ACT UP/CHICAGO

ORGANIZATION | Inducted 2000

ACT UP/Chicago was the local chapter of the AIDS Coalition To Unleash Power, a national organization committed to using direct action and civil disobedience to fight AIDS. It challenged both institutional responses to AIDS and homophobic discrimination.

The earliest responses to the epidemic were silence, fear, homophobia, neglect, and measures that penalized rather than assisted people with AIDS (PWAs). ACT UP advocated for PWAs through large demonstrations, creative zaps, agitprop campaigns, and meetings with medical professionals and government officials. ACT UP had a profound effect on the lives of lesbian, gay, bisexual, and transgendered persons, challenging institutional responses to AIDS as well as homophobic discrimination.

The Chicago chapter’s roots went back to 1987, when DAGMAR (Dykes and Gay Men Against Racism and Repression) protested then-Governor Thompson’s perceived support for repressive AIDS laws. In 1988, DAGMAR and CFOR (Chicago for Our Rights) formed C-FAR (Chicago for AIDS Rights), which evolved into ACT UP/Chicago, a group comprising PWAs along with gay, lesbian, bisexual, and non-gay persons, of color and white, who united for the rights of PWAs.
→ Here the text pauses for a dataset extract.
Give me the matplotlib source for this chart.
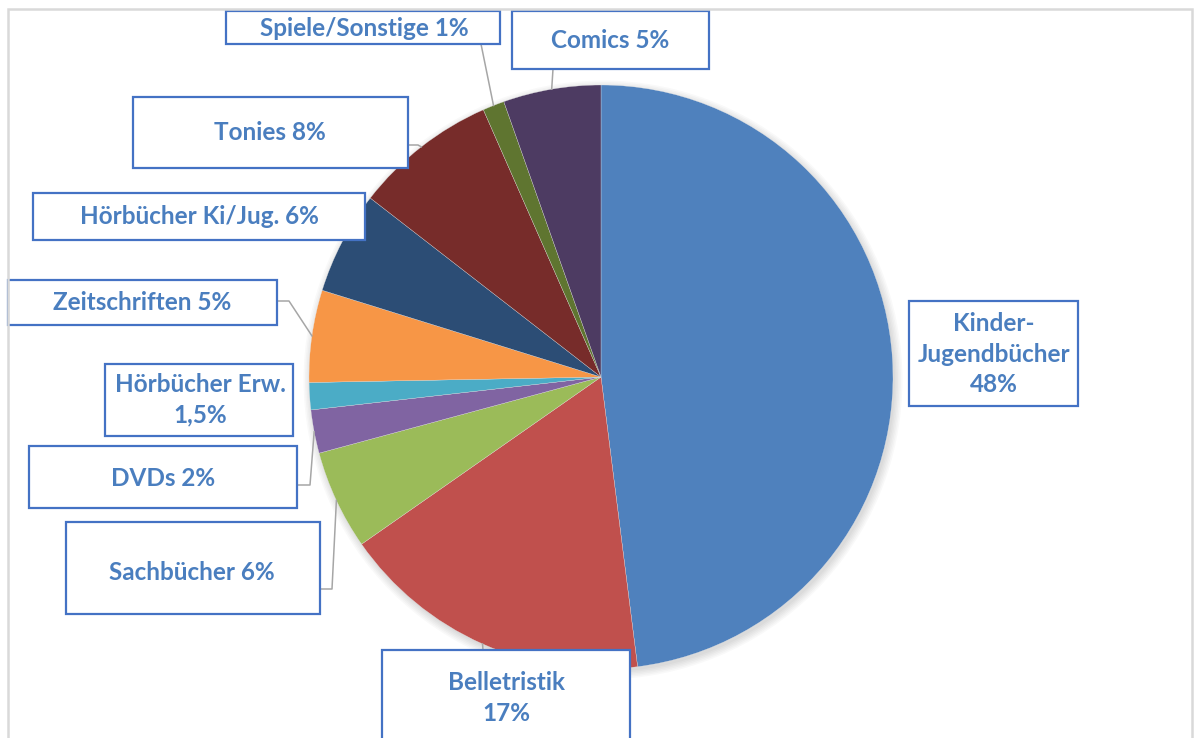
import numpy as np
import matplotlib
matplotlib.use("Agg")
import matplotlib.pyplot as plt
from matplotlib.patches import Rectangle, Circle

# ---- data ----
names = ["Kinder-\nJugendbücher", "Belletristik", "Sachbücher", "DVDs", "Hörbücher Erw.",
         "Zeitschriften", "Hörbücher Ki/Jug.", "Tonies", "Spiele/Sonstige", "Comics"]
values = [48.0, 17.3, 5.5, 2.4, 1.5, 5.1, 5.7, 7.9, 1.2, 5.4]
pct_labels = ["48%", "17%", "6%", "2%", "1,5%", "5%", "6%", "8%", "1%", "5%"]
colors = ["#4F81BD", "#C0504D", "#9BBB59", "#8064A2", "#4BACC6",
          "#F79646", "#2C4D75", "#772C2A", "#5F7530", "#4D3B62"]

# ---- layout (pixel coordinates, y from top) ----
W, H = 1198, 738
separators = ["\n", "\n", " ", " ", "\n", " ", " ", " ", " ", " "]
boxes = [(909, 301, 1078, 406), (382, 650, 630, 748), (66, 522, 320, 614),
         (29, 446, 297, 508), (105, 364, 293, 436), (8, 280, 277, 325),
         (33, 193, 365, 240), (133, 97, 408, 168), (226, 11, 500, 44),
         (512, 11, 709, 69)]
text_centers = [(994, 354), (506, 698), (192, 572), (163, 478), (200, 400),
                (142, 303), (199, 217), (270, 133), (364, 28), (610, 40)]
# leader line anchor points on the boxes (None = no leader)
leader_pts = [None, [(483, 650)], [(320, 589), (332, 589)], [(297, 485), (310, 485)],
              None, [(277, 301), (289, 301)], None, [(408, 145), (418, 145)],
              [(481, 44)], [(553, 69)]]

def Y(y):
    return H - y

fig = plt.figure(figsize=(W / 100, H / 100), dpi=100)
ax = fig.add_axes([0, 0, 1, 1])

cx, cy, R = 601, Y(377), 292

# soft shadow
for k in range(6):
    ax.add_patch(Circle((cx + 2, cy - 3), R + 1.5 * k, color="black",
                        alpha=0.025, lw=0, zorder=0.5))

wedges, _ = ax.pie(values, colors=colors, startangle=90, counterclock=False,
                   center=(cx, cy), radius=R,
                   wedgeprops=dict(linewidth=0.2, edgecolor="#E8E8E8"), frame=True)
ax.set_xlim(0, W)
ax.set_ylim(0, H)
ax.set_aspect("equal")
ax.axis("off")
for w in wedges:
    w.set_zorder(1)

text_color = "#4A7EBF"
box_color = "#4472C4"
for i, w in enumerate(wedges):
    if leader_pts[i] is not None:
        mid = np.deg2rad((w.theta1 + w.theta2) / 2)
        px = w.center[0] + w.r * np.cos(mid)
        py = w.center[1] + w.r * np.sin(mid)
        xs = [p[0] for p in leader_pts[i]] + [px]
        ys = [Y(p[1]) for p in leader_pts[i]] + [py]
        ax.plot(xs, ys, color="#A6A6A6", lw=1.1, zorder=2)
    x0, y0, x1, y1 = boxes[i]
    ax.add_patch(Rectangle((x0, Y(y1)), x1 - x0, y1 - y0, facecolor="white",
                           edgecolor=box_color, lw=1.6, zorder=3))
    tx, ty = text_centers[i]
    ax.text(tx, Y(ty), names[i] + separators[i] + pct_labels[i], ha="center", va="center",
            fontsize=17.5, fontweight="bold", color=text_color, family=["Lato", "DejaVu Sans"],
            linespacing=1.38, zorder=4)

# chart area frame
ax.plot([8, 8, 1192, 1192], [0, Y(9), Y(9), 0], color="#D9D9D9", lw=1.8, zorder=5,
        solid_joinstyle="miter")

fig.savefig("out.png", dpi=100)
ACT UP/Chicago demanded a multifaceted approach to fighting AIDS. Actions helped lead to Chicago’s tripling and Illinois’s doubling their AIDS budgets. ACT UP/Chicago challenged price-gouging by drug manufacturers, forcibly posted sex-positive propaganda to fight public transit officials’ refusal to post Kupona Network’s safe-sex ads, and protested violence and police brutality against PWAs and lesbian, gay, bisexual, and transgendered persons.

ACT UP/Chicago’s most renowned action was a demonstration by over 1,500 AIDS activists from across the nation that targeted public and private health-care systems. It also highlighted insurance discrimination and a call for national health care. A key demand was that Cook County Hospital open its AIDS ward to women. The ward began admitting women the very next day. All of ACT UP’s direct actions were supplemented by highly visible agitprop that educated and entertained.

This induction is posthumous. ACT UP/Chicago died as an organization in 1995. By then, many participants and supporters had died; others had become service providers; still others were exhausted and disillusioned.